What’s the point of doing that? How does it help?

Three reasons come to mind.

1. Align mental models

Everyone has a point of view. You may think something is simple, but from someone else’s point of view it may seem extremely complex. How do you think a typical conversation like this will go?

Take something from any newspaper in any country on any given day. The answer to illegal immigration is to round everyone up and put them in prison. Simple, right?

Or is it more complex than that? What resources are required to round people up? What happens when you inevitably arrest the wrong person. How much more expensive is it to incarcerate people than let them work while their claims are dealt with? And so on.

My work is much simpler. It’s usually about problems of business which are much more tractable than social ones.

Even in those situations, however, it’s almost impossible to know what’s in someone else’s mind. I read some research recently (I should get better at saving these references for later) that suggested we predict how other people think correctly around 8% of the time. So, most of the time we have no idea what they think.
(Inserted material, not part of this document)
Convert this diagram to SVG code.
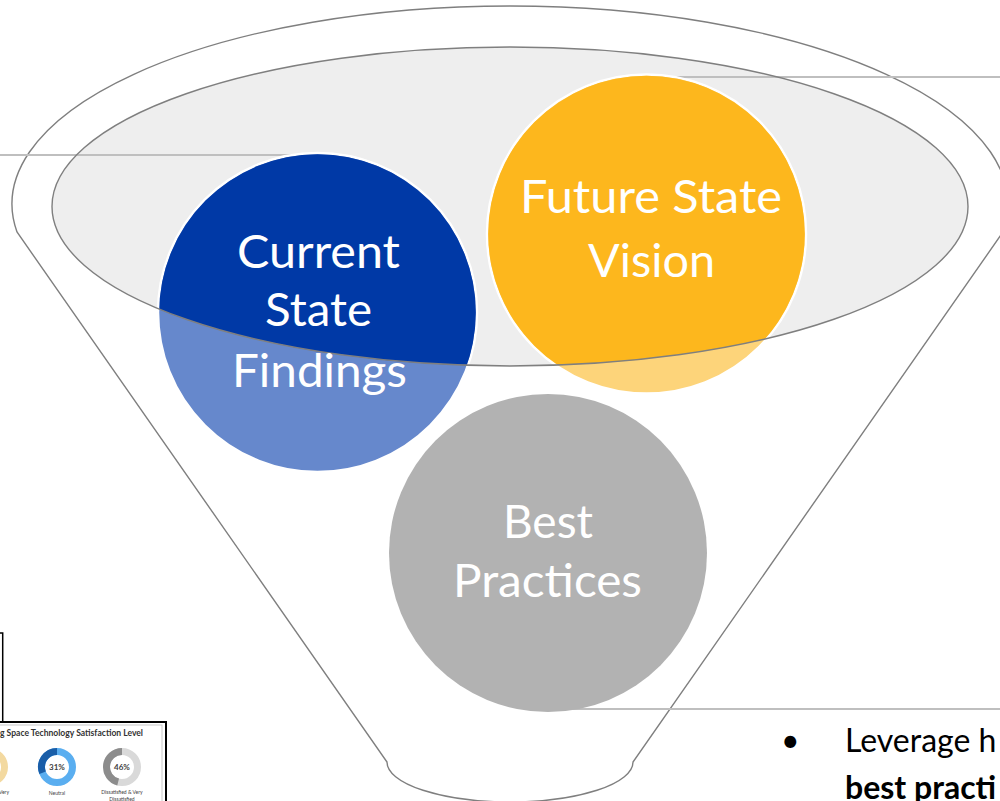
<svg xmlns="http://www.w3.org/2000/svg" width="1000" height="801" viewBox="0 0 1000 801">
  <style>
    .outline { fill: none; stroke: #7f7f7f; stroke-width: 1.4; }
    .leader { fill: none; stroke: #bfbfbf; stroke-width: 2; }
    .ring { stroke: #ffffff; stroke-width: 2.5; }
    .label { font-family: Lato, "Liberation Sans", sans-serif; font-size: 46px; fill: #ffffff; text-anchor: middle; }
    .small { font-family: Lato, "Liberation Sans", sans-serif; fill: #404040; text-anchor: middle; }
    .body { font-family: Lato, "Liberation Sans", sans-serif; font-size: 32px; fill: #000000; }
  </style>
  <defs>
    <clipPath id="innerClip">
      <ellipse cx="510" cy="206.5" rx="458" ry="159.5"/>
    </clipPath>
  </defs>

  <g id="funnel">
    <path class="outline" d="M 17 232 A 498 198 0 1 1 1003 232 L 633 762 A 123 40 0 0 1 387 762 Z"/>
    <ellipse cx="510" cy="206.5" rx="458" ry="159.5" fill="#eeeeee"/>
  </g>

  <g id="connectors">
    <line class="leader" x1="0" y1="155" x2="317" y2="155"/>
    <line class="leader" x1="646" y1="77" x2="1000" y2="77"/>
    <line class="leader" x1="548" y1="709" x2="1000" y2="709"/>
  </g>

  <g id="current-state">
    <circle class="ring" cx="317.5" cy="312.5" r="159.5" fill="#6688cc"/>
    <circle cx="317.5" cy="312.5" r="158.3" fill="#0039a6" clip-path="url(#innerClip)"/>
  </g>

  <g id="future-state">
    <circle class="ring" cx="646.5" cy="234" r="159.5" fill="#fdd47a"/>
    <circle cx="646.5" cy="234" r="158.3" fill="#fdb71d" clip-path="url(#innerClip)"/>
  </g>

  <g id="best-practices">
    <circle cx="548" cy="553" r="159" fill="#b2b2b2"/>
  </g>

  <g id="funnel-top-edge">
    <ellipse class="outline" cx="510" cy="206.5" rx="458" ry="159.5"/>
  </g>

  <g id="labels">
    <text class="label" x="318.5" y="268" textLength="163" lengthAdjust="spacingAndGlyphs">Current</text>
    <text class="label" x="318.5" y="326" textLength="107" lengthAdjust="spacingAndGlyphs">State</text>
    <text class="label" x="319.5" y="387" textLength="175" lengthAdjust="spacingAndGlyphs">Findings</text>
    <text class="label" x="651" y="213" textLength="262" lengthAdjust="spacingAndGlyphs">Future State</text>
    <text class="label" x="651.5" y="277" textLength="127" lengthAdjust="spacingAndGlyphs">Vision</text>
    <text class="label" x="548" y="538" textLength="90" lengthAdjust="spacingAndGlyphs">Best</text>
    <text class="label" x="547.5" y="597" textLength="189" lengthAdjust="spacingAndGlyphs">Practices</text>
  </g>

  <g id="side-box">
    <rect x="-3" y="633" width="5.7" height="89" fill="#ffffff" stroke="#000000" stroke-width="1.5"/>
  </g>

  <g id="chart">
    <rect x="-3" y="722" width="169" height="85" fill="#ffffff" stroke="#000000" stroke-width="2"/>
    <rect x="-3" y="725" width="165" height="80" fill="none" stroke="#c8c8c8" stroke-width="1"/>
    <text x="0" y="736" font-family="Lato, 'Liberation Sans', sans-serif" font-size="8.5" font-weight="bold" fill="#333333" textLength="143" lengthAdjust="spacingAndGlyphs">g Space Technology Satisfaction Level</text>
    <circle cx="-11" cy="767" r="15.5" fill="none" stroke="#f3d9a0" stroke-width="7"/>
    <circle cx="57" cy="767" r="15.5" fill="none" stroke="#5aaef0" stroke-width="7"/>
    <path d="M 57 751.5 A 15.5 15.5 0 0 0 42.59 772.71" fill="none" stroke="#1a5ea8" stroke-width="7"/>
    <circle cx="122" cy="767" r="15.5" fill="none" stroke="#d9d9d9" stroke-width="7"/>
    <path d="M 122 751.5 A 15.5 15.5 0 0 0 118.15 782.01" fill="none" stroke="#8c8c8c" stroke-width="7"/>
    <text class="small" x="57" y="770" font-size="8" font-weight="bold">31%</text>
    <text class="small" x="122" y="770" font-size="8" font-weight="bold">46%</text>
    <text class="small" x="4" y="794" font-size="5">Very</text>
    <text class="small" x="57" y="795" font-size="5">Neutral</text>
    <text class="small" x="122" y="794" font-size="5">Dissatisfied &amp; Very</text>
    <text class="small" x="122" y="801" font-size="5">Dissatisfied</text>
  </g>

  <g id="bullet-text">
    <text class="body" x="781" y="752">•</text>
    <text class="body" x="845" y="752">Leverage h</text>
    <text class="body" x="845" y="799" font-weight="bold">best practi</text>
  </g>
</svg>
It’s worse when we hope they’ll agree with us. This is why sales is a hard job. Many salespeople are given a product description and told to push it. Often the mental model underpinning the product has not been informed by the mental model that the customer has of the situation they face. This misalignment means that they don’t buy. Or if they do, they are disappointed by the experience.

It’s much easier to see the tensions and commonalities between points of view when these points of view are expressed and laid out on the page. A salesperson that learns what a prospect really needs has the opportunity to redesign or represent their product to show how it can help in that situation. That’s real added value.

2. Test the market

Gary Halbert has this story where he asks a room of marketers how they would sell a fast food product from a van. Would they focus on quality? Speed? Put on promotions? He’d tell the room that they could do anything they wanted and he’d beat on sales volume them as long as he had one thing – a hungry crowd.

When you have a conversation with someone that’s a deep exploration of their situation rather than a pushy sales message then you start to see what their problems are and where they need work done to improve the situation. However, not all improvements are worth doing – you don’t need to pitch to help with everything. Instead, you need to find places that need work that the prospect is also going to be willing to pay for.

I’m in the middle of a long and painful renovation project. We’re through the worst of it, but we need the bathroom sorting out. There are lots of problems, but one issue is that the bath is leaking. That’s a pain, but it can wait until we sort the whole room out. We just won’t use the bath. There’s also a hole in the roof, with water coming into a newly decorated room. That needs to be fixed now. During your conversations with clients you’re looking for roof-type problems rather than we-can-wait-until-later type problems.

3. Figure out what resources are needed

An open conversation makes it much easier to talk through what needs to be done and who’s going to do what. Most prospects are nervous that consultants are going to propose a big and expensive programme of work and throw low-level staff at high day rates at them, while delivering very little of value at the end. What they really need is to get the work done, not be given a big, expensive report on how to do the work that is short on detail and addresses the wrong issue altogether.

The answer is to use the resources that are already available to do as much of the work as possible and clearly show how any new resources are required because there is more work to do. You need to demonstrate the “additionality” of the resources. If I bring in a few people to work on a task that’s because there is no one at client’s firm that can do it already. Anyone who runs a business understands that you need resources. The question is whether the resources are being used productively or not. The discussion we have helps to work through this.

The takeaway

Many meetings are run badly. If you can run good meetings, you can create a good business. Being able to get a team to work well together is, unsurprisingly, a source of competitive advantage.